Yes indeed…I wanted to “be useful.” I wanted to fix things, build something, or make an injustice just. For most of our days in this week of mission, however, we came to be present. The pastor told the families in the village “The Lord has brought this team. They will be with us for a few days. Tonight they will lead the worship service. Come if you are able.”
Later in the day, with my broken Spanish plus the gift of roving translators, I had lots of simple conversations. I got to know people better. Not as an a box to check or an object to confirm, but as most precious brothers and sisters in Christ. I learned about the hardships the families faced. We prayed together. I saw the compassion of the local Christ-followers as they came alongside those who are hurting and suffering.
During our time in the community, the sorrows did not change. A son remains addicted to drugs. A husband’s life is still lost to violence. Limited options for work cause desperate choices for income, including prostitution. A daughter is still claimed by gangs.
Our conversations during the week did not bring the social progress to which my soul cried out.
Coffee and laughter shared, however, fortified foundations of friendships. The simple touch of handshakes and hugs spoke volumes into the worth of every soul. More women and men came to be with us. The local pastor continues his conversation with them. We have no photo to document the work of presence. Instead my heart treasures the memories of the smiles and the tears, both built through the willingness to risk the investment of presence.
How Jesus Did Presence
I am in awe of those who do the ministry of presence well. Their attentiveness and non-anxious presence share the life-giving nature of our Lord Jesus. Pastor Rami and Shirley serve their fellow Guatemalans in this way, as do our longtime mission partners, the Erickson family.
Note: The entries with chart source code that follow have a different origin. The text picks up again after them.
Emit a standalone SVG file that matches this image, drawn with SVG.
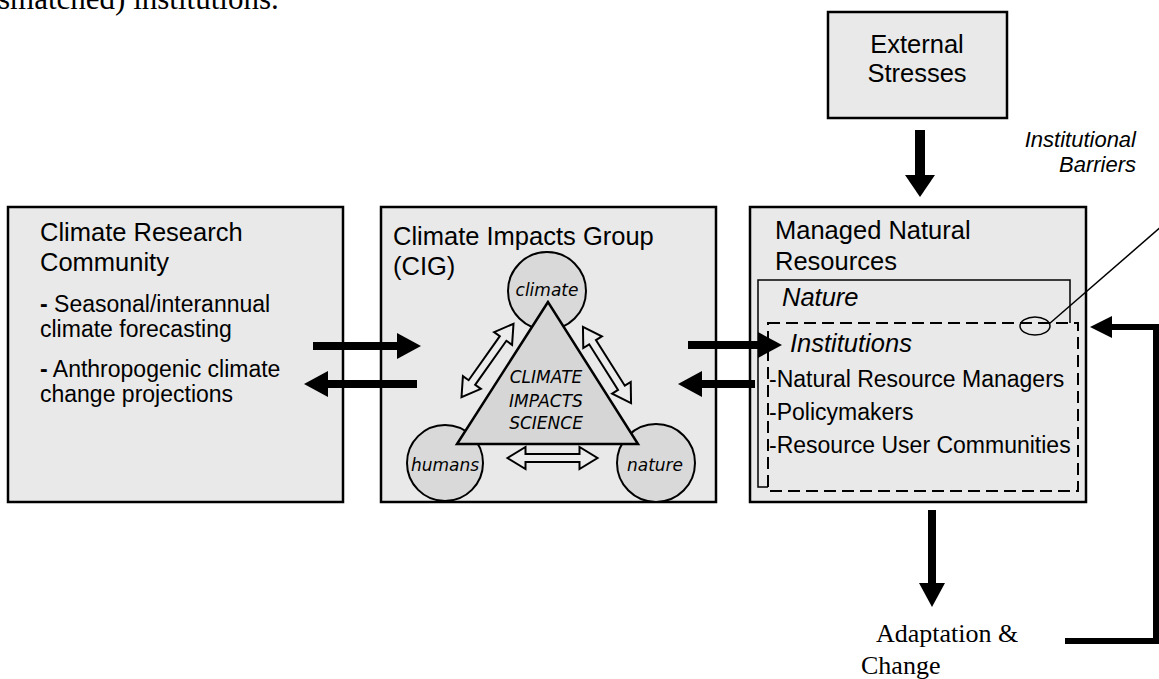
<svg xmlns="http://www.w3.org/2000/svg" width="1159" height="679" viewBox="0 0 1159 679">
<style>
.box{fill:#e9e9e9;stroke:#000;stroke-width:2.5}
.t{font-family:"Liberation Sans",Arial,sans-serif;fill:#000}
.title{font-size:25.5px}
.item{font-size:23px}
.it{font-style:italic}
.comic{font-family:"DejaVu Sans",sans-serif;font-style:italic;font-size:17px;fill:#000}
.serif{font-family:"Liberation Serif","Times New Roman",serif;fill:#000}
.circ{fill:#d9d9d9;stroke:#000;stroke-width:2}
.dbl{fill:#ececec;stroke:#000;stroke-width:2;stroke-linejoin:miter}
.conn{fill:none;stroke:#000}
</style>
<defs>
<marker id="head" viewBox="0 0 24 26" refX="0" refY="13" markerWidth="24" markerHeight="26" markerUnits="userSpaceOnUse" orient="auto">
<path d="M0,0 L24,13 L0,26 z" fill="#000"/>
</marker>
<marker id="headL" viewBox="0 0 22 30" refX="0" refY="15" markerWidth="22" markerHeight="30" markerUnits="userSpaceOnUse" orient="auto">
<path d="M0,0 L22,15 L0,30 z" fill="#000"/>
</marker>
<marker id="headS" viewBox="0 0 22 22" refX="0" refY="11" markerWidth="22" markerHeight="22" markerUnits="userSpaceOnUse" orient="auto">
<path d="M0,0 L22,11 L0,22 z" fill="#000"/>
</marker>
<polygon id="dblArrow" points="-45,0 -27,-11 -27,-4 27,-4 27,-11 45,0 27,11 27,4 -27,4 -27,11"/>
</defs>

<text class="serif" x="-2" y="9" font-size="31">smatched) institutions.</text>

<g id="crc">
<rect class="box" x="8" y="207" width="335" height="295"/>
<text class="t title" x="40" y="241">Climate Research</text>
<text class="t title" x="40" y="271">Community</text>
<text class="t item" x="40" y="312"><tspan font-weight="bold">-</tspan> Seasonal/interannual</text>
<text class="t item" x="40" y="337">climate forecasting</text>
<text class="t item" x="40" y="377"><tspan font-weight="bold">-</tspan> Anthropogenic climate</text>
<text class="t item" x="40" y="402">change projections</text>
</g>

<g id="cig">
<rect class="box" x="381" y="207" width="335" height="295"/>
<text class="t title" x="393" y="245">Climate Impacts Group</text>
<text class="t title" x="393" y="275">(CIG)</text>
<circle class="circ" cx="547" cy="291" r="39"/>
<circle class="circ" cx="445" cy="463" r="38"/>
<circle class="circ" cx="656" cy="463" r="39"/>
<polygon points="548,302 457,444 638,444" fill="#d6d6d6" stroke="#000" stroke-width="2.5" stroke-linejoin="miter"/>
<text class="comic" x="547" y="296" text-anchor="middle">climate</text>
<text class="comic" x="445" y="471" text-anchor="middle">humans</text>
<text class="comic" x="655" y="471" text-anchor="middle">nature</text>
<text class="comic" x="546" y="383" text-anchor="middle">CLIMATE</text>
<text class="comic" x="546" y="407" text-anchor="middle">IMPACTS</text>
<text class="comic" x="546" y="429" text-anchor="middle">SCIENCE</text>
<use href="#dblArrow" class="dbl" transform="translate(487.5,360.5) rotate(-54.7)"/>
<use href="#dblArrow" class="dbl" transform="translate(607,365) rotate(57.7)"/>
<use href="#dblArrow" class="dbl" transform="translate(552.5,458)"/>
</g>

<g id="mnr">
<rect class="box" x="750" y="207" width="336" height="295"/>
<text class="t title" x="775" y="239">Managed Natural</text>
<text class="t title" x="775" y="270">Resources</text>
<rect x="758" y="280" width="312" height="207" fill="#e9e9e9" stroke="#000" stroke-width="1.5"/>
<text class="t title it" x="782" y="306">Nature</text>
<rect x="768" y="323" width="310" height="168" fill="#e9e9e9" stroke="#000" stroke-width="2" stroke-dasharray="12 6"/>
<text class="t title it" x="790" y="352">Institutions</text>
<text class="t item" x="769" y="387">-Natural Resource Managers</text>
<text class="t item" x="769" y="420">-Policymakers</text>
<text class="t item" x="769" y="453">-Resource User Communities</text>
<ellipse cx="1035" cy="326" rx="15" ry="9" fill="none" stroke="#000" stroke-width="1.5"/>
</g>

<g id="ext">
<rect class="box" x="828" y="12" width="179" height="106"/>
<text class="t title" x="917" y="53" text-anchor="middle">External</text>
<text class="t title" x="917" y="82" text-anchor="middle">Stresses</text>
</g>

<g id="barriers">
<text class="t it" font-size="22" x="1136" y="147" text-anchor="end">Institutional</text>
<text class="t it" font-size="22" x="1136" y="172" text-anchor="end">Barriers</text>
</g>

<g id="adapt">
<text class="serif" font-size="26" x="876" y="642">Adaptation &amp;</text>
<text class="serif" font-size="26" x="861" y="674">Change</text>
</g>

<g id="connectors">
<line class="conn" x1="313" y1="346" x2="397" y2="346" stroke-width="8" marker-end="url(#head)"/>
<line class="conn" x1="417" y1="384" x2="328" y2="384" stroke-width="8" marker-end="url(#head)"/>
<line class="conn" x1="688" y1="345" x2="758" y2="345" stroke-width="8" marker-end="url(#head)"/>
<line class="conn" x1="755" y1="384" x2="702" y2="384" stroke-width="8" marker-end="url(#head)"/>
<line class="conn" x1="920" y1="130" x2="920" y2="175" stroke-width="10" marker-end="url(#headL)"/>
<line class="conn" x1="932" y1="510" x2="932" y2="583" stroke-width="8" marker-end="url(#head)"/>
<polyline class="conn" points="1065,641 1156,641 1156,327 1112,327" stroke-width="6" stroke-linejoin="miter" marker-end="url(#headS)"/>
<line class="conn" x1="1049" y1="324" x2="1162" y2="226" stroke-width="1.5"/>
</g>
</svg>
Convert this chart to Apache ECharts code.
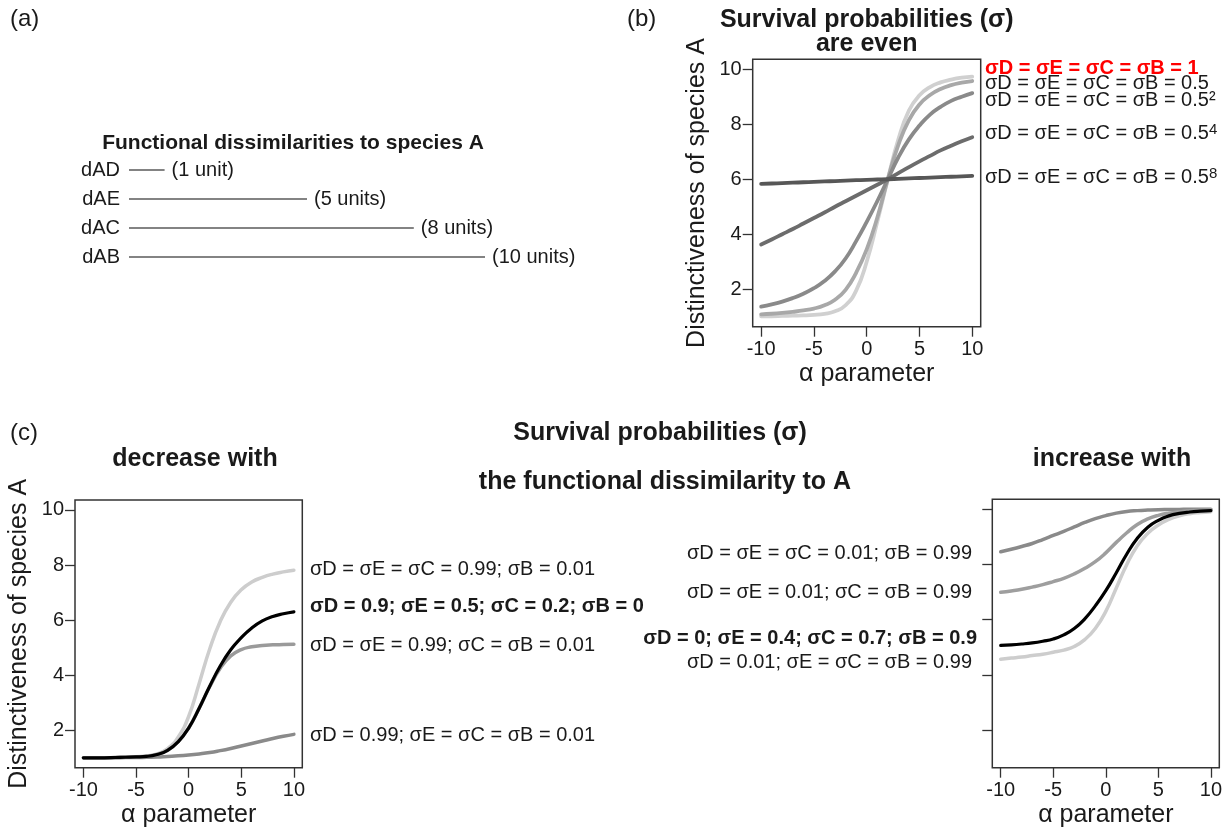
<!DOCTYPE html>
<html>
<head>
<meta charset="utf-8">
<script src="https://cdn.jsdelivr.net/npm/echarts@6/dist/echarts.min.js"></script>
<style>
html,body{margin:0;padding:0;background:#fff;}
#chart{width:1229px;height:832px;}
</style>
</head>
<body>
<div id="chart"></div>
<script>
// ---------- data ----------
const alpha = [-10,-9,-8,-7,-6,-5,-4,-3,-2,-1,0,1,2,3,4,5,6,7,8,9,10];
const xTickValues = [-10,-5,0,5,10];
const yTickValues = [2,4,6,8,10];

// (a) functional dissimilarities
const pairNames = ['dAD','dAE','dAC','dAB'];
const pairDist = [1,5,8,10];
const pairUnits = ['(1 unit)','(5 units)','(8 units)','(10 units)'];

// (b) even survival probabilities
const evenSig1    = [1.02,1.02,1.03,1.04,1.05,1.07,1.11,1.2,1.42,1.95,3.0,4.45,6.0,7.45,8.5,9.05,9.35,9.52,9.62,9.69,9.73];
const evenSig05   = [1.09,1.11,1.14,1.18,1.23,1.30,1.42,1.62,1.98,2.6,3.45,4.6,6.0,7.25,8.15,8.72,9.06,9.28,9.42,9.51,9.57];
const evenSig05p2 = [1.37,1.45,1.55,1.68,1.84,2.04,2.3,2.65,3.12,3.75,4.45,5.2,6.0,6.8,7.45,7.95,8.35,8.63,8.85,9.0,9.13];
const evenSig05p4 = [3.63,3.81,4.0,4.19,4.39,4.59,4.79,5.0,5.2,5.4,5.6,5.8,6.0,6.22,6.44,6.65,6.85,7.05,7.22,7.38,7.53];
const evenSig05p8 = [5.83,5.845,5.86,5.875,5.89,5.905,5.92,5.935,5.95,5.965,5.98,5.99,6.0,6.015,6.03,6.045,6.06,6.075,6.09,6.105,6.12];
const evenLabels = [
  'σD = σE = σC = σB = 1',
  'σD = σE = σC = σB = 0.5',
  'σD = σE = σC = σB = 0.5²',
  'σD = σE = σC = σB = 0.5{sup|4}',
  'σD = σE = σC = σB = 0.5{sup|8}'
];

// (c) left: decrease with dissimilarity
const decLight = [1.0,1.0,1.0,1.01,1.02,1.04,1.07,1.14,1.33,1.75,2.5,3.7,4.95,5.95,6.65,7.1,7.38,7.55,7.67,7.75,7.81];
const decBlack = [1.0,1.0,1.0,1.01,1.02,1.03,1.05,1.12,1.27,1.58,2.08,2.8,3.6,4.33,4.92,5.36,5.71,5.97,6.13,6.23,6.3];
const decGray  = [1.0,1.0,1.0,1.01,1.02,1.03,1.05,1.12,1.27,1.58,2.08,2.8,3.58,4.25,4.7,4.93,5.03,5.08,5.1,5.11,5.12];
const decLow   = [1.0,1.0,1.0,1.0,1.01,1.01,1.02,1.03,1.05,1.07,1.1,1.14,1.19,1.26,1.34,1.43,1.52,1.61,1.7,1.78,1.85];
const decLabels = [
  'σD = σE = σC = 0.99; σB = 0.01',
  'σD = 0.9; σE = 0.5; σC = 0.2; σB = 0',
  'σD = σE = 0.99; σC = σB = 0.01',
  'σD = 0.99; σE = σC = σB = 0.01'
];

// (c) right: increase with dissimilarity
const incTop   = [8.46,8.55,8.65,8.76,8.9,9.05,9.2,9.36,9.52,9.66,9.77,9.86,9.92,9.95,9.97,9.985,9.99,9.995,10,10,10];
const incMid   = [6.99,7.04,7.1,7.18,7.27,7.38,7.5,7.66,7.86,8.1,8.42,8.8,9.15,9.45,9.65,9.78,9.86,9.91,9.95,9.97,9.98];
const incBlack = [5.07,5.09,5.12,5.16,5.22,5.3,5.45,5.68,6.03,6.5,7.05,7.7,8.38,8.95,9.35,9.6,9.76,9.85,9.9,9.93,9.95];
const incLight = [4.57,4.61,4.65,4.7,4.75,4.82,4.9,5.03,5.28,5.68,6.3,7.15,8.0,8.68,9.13,9.43,9.63,9.76,9.84,9.88,9.91];
const incLabels = [
  'σD = σE = σC = 0.01; σB = 0.99',
  'σD = σE = 0.01; σC = σB = 0.99',
  'σD = 0; σE = 0.4; σC = 0.7; σB = 0.9',
  'σD = 0.01; σE = σC = σB = 0.99'
];

// ---------- helpers ----------
const FONT = "'Liberation Sans', Arial, Helvetica, sans-serif";
const INK = '#1a1a1a';
const pairs = vals => alpha.map((a, i) => [a, vals[i]]);

function txt(x, y, text, o) {
  o = o || {};
  const align = o.align || 'left';
  return {
    type: 'text', x: x, y: y, silent: true, z: 10,
    style: {
      text: text,
      fill: o.color || INK,
      font: (o.bold ? 'bold ' : '') + (o.size || 20) + 'px ' + FONT,
      textAlign: align, align: align,
      textVerticalAlign: 'middle', verticalAlign: 'middle',
      rich: o.rich
    }
  };
}

function gridBox(left, top, width, height) {
  return {left, top, width, height, show: true, borderColor: '#333', borderWidth: 1.5, backgroundColor: 'transparent', containLabel: false};
}

function xAxisFor(g) {
  return {
    type: 'value', gridIndex: g, min: -10.8, max: 10.8,
    name: 'α parameter', nameLocation: 'middle', nameGap: 35,
    nameTextStyle: {fontSize: 25, fontFamily: FONT, color: INK},
    axisLine: {show: false, onZero: false},
    axisTick: {show: true, length: 10, customValues: xTickValues, lineStyle: {color: '#333', width: 1.3}},
    axisLabel: {show: true, customValues: xTickValues, margin: 13, fontSize: 20, fontFamily: FONT, color: INK},
    splitLine: {show: false}
  };
}

function yAxisFor(g, withLabels) {
  return {
    type: 'value', gridIndex: g, min: 0.64, max: 10.36,
    name: withLabels ? 'Distinctiveness of species A' : '',
    nameLocation: 'middle', nameGap: 43, nameRotate: 90,
    nameTextStyle: {fontSize: 25, fontFamily: FONT, color: INK},
    axisLine: {show: false, onZero: false},
    axisTick: {show: true, length: 10, customValues: yTickValues, lineStyle: {color: '#333', width: 1.3}},
    axisLabel: {show: withLabels, customValues: yTickValues, margin: 11, fontSize: 20, fontFamily: FONT, color: INK},
    splitLine: {show: false}
  };
}

function curve(g, vals, color, width) {
  return {
    type: 'line', xAxisIndex: g, yAxisIndex: g, data: pairs(vals),
    showSymbol: false, smooth: 0.5, silent: true,
    lineStyle: {color: color, width: width || 3.8, cap: 'round', join: 'round'},
    itemStyle: {color: color}
  };
}

const supRich = {sup: {fontSize: 15, verticalAlign: 'top', fontFamily: FONT, fill: INK, padding: [0, 0, 6, 0]}};

// ---------- option ----------
const option = {
  animation: false,
  backgroundColor: '#ffffff',
  grid: [
    {left: 129, top: 155.5, width: 356, height: 116, show: false},
    gridBox(752.7, 59.3, 228, 267.4),
    gridBox(75, 500, 227.3, 267.7),
    gridBox(992.3, 499.3, 227, 268.4)
  ],
  xAxis: [
    {type: 'value', gridIndex: 0, min: 0, max: 10, show: false},
    xAxisFor(1), xAxisFor(2), xAxisFor(3)
  ],
  yAxis: [
    {type: 'category', gridIndex: 0, data: pairNames, inverse: true,
     axisLine: {show: false, onZero: false}, axisTick: {show: false},
     axisLabel: {margin: 9, fontSize: 20, fontFamily: FONT, color: INK}},
    yAxisFor(1, true), yAxisFor(2, true), yAxisFor(3, false)
  ],
  series: [
    {type: 'bar', xAxisIndex: 0, yAxisIndex: 0, data: pairDist, barWidth: 1.5, silent: true,
     itemStyle: {color: '#5a5a5a'},
     label: {show: true, position: 'right', distance: 7, fontSize: 20, fontFamily: FONT, color: INK,
             formatter: p => pairUnits[p.dataIndex]}},
    curve(1, evenSig1, '#d0d0d0'),
    curve(1, evenSig05, '#a8a8a8'),
    curve(1, evenSig05p2, '#8a8a8a'),
    curve(1, evenSig05p4, '#6c6c6c'),
    curve(1, evenSig05p8, '#575757'),
    curve(2, decLight, '#cdcdcd', 3.5),
    curve(2, decLow, '#8a8a8a', 3.5),
    curve(2, decGray, '#9a9a9a', 3.5),
    curve(2, decBlack, '#000000', 3.2),
    curve(3, incTop, '#8a8a8a', 3.5),
    curve(3, incMid, '#9e9e9e', 3.5),
    curve(3, incLight, '#cdcdcd', 3.5),
    curve(3, incBlack, '#000000', 3.2)
  ],
  graphic: [
    txt(10, 19, '(a)', {size: 24}),
    txt(627, 19, '(b)', {size: 24}),
    txt(10, 433, '(c)', {size: 24}),
    txt(293, 143, 'Functional dissimilarities to species A', {bold: true, size: 21, align: 'center'}),
    txt(866.7, 20, 'Survival probabilities (σ)', {bold: true, size: 25, align: 'center'}),
    txt(866.7, 44, 'are even', {bold: true, size: 25, align: 'center'}),
    txt(985, 68, evenLabels[0], {bold: true, color: '#ff0000'}),
    txt(985, 83, evenLabels[1]),
    txt(985, 100, evenLabels[2]),
    txt(985, 133, evenLabels[3], {rich: supRich}),
    txt(985, 177, evenLabels[4], {rich: supRich}),
    txt(660, 433, 'Survival probabilities (σ)', {bold: true, size: 25, align: 'center'}),
    txt(195, 459, 'decrease with', {bold: true, size: 25, align: 'center'}),
    txt(665, 482, 'the functional dissimilarity to A', {bold: true, size: 25, align: 'center'}),
    txt(1112, 459, 'increase with', {bold: true, size: 25, align: 'center'}),
    txt(310, 569, decLabels[0]),
    txt(310, 606, decLabels[1], {bold: true}),
    txt(310, 645, decLabels[2]),
    txt(310, 735, decLabels[3]),
    txt(972, 553, incLabels[0], {align: 'right'}),
    txt(972, 592, incLabels[1], {align: 'right'}),
    txt(977, 638, incLabels[2], {align: 'right', bold: true}),
    txt(972, 662, incLabels[3], {align: 'right'})
  ]
};

const chart = echarts.init(document.getElementById('chart'), null, {renderer: 'canvas'});
chart.setOption(option);
</script>
</body>
</html>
Resting in a listening and humble posture, we create space for people to experience the presence of God. In this space of warmth and welcome, they discover the path to faithful living. In his book Faithful Presence, David Fitch points out Jesus’ training for his disciples…
“The disciples are instructed to enter the villages humbly (as lambs among wolves [Luke 10:3]) with no accoutrements of power (carry no purse, no bag, no sandals [v. 4]) and be present in the homes around the tables of the people they are sent to (v.7), as guests devoid of power. And yet they bring the announcement that “the kingdom of God has come to you” (v. 9). In their humility, and in their submission to what God is doing in this place, they clear space for the kingdom, for Jesus to become present. And by being humbly present, they can discern his presence and point to its breaking in.” (Fitch, p. 203)
And so it goes.
Sometimes, the only photos from a mission project are those captured by the heartbeat of my memory.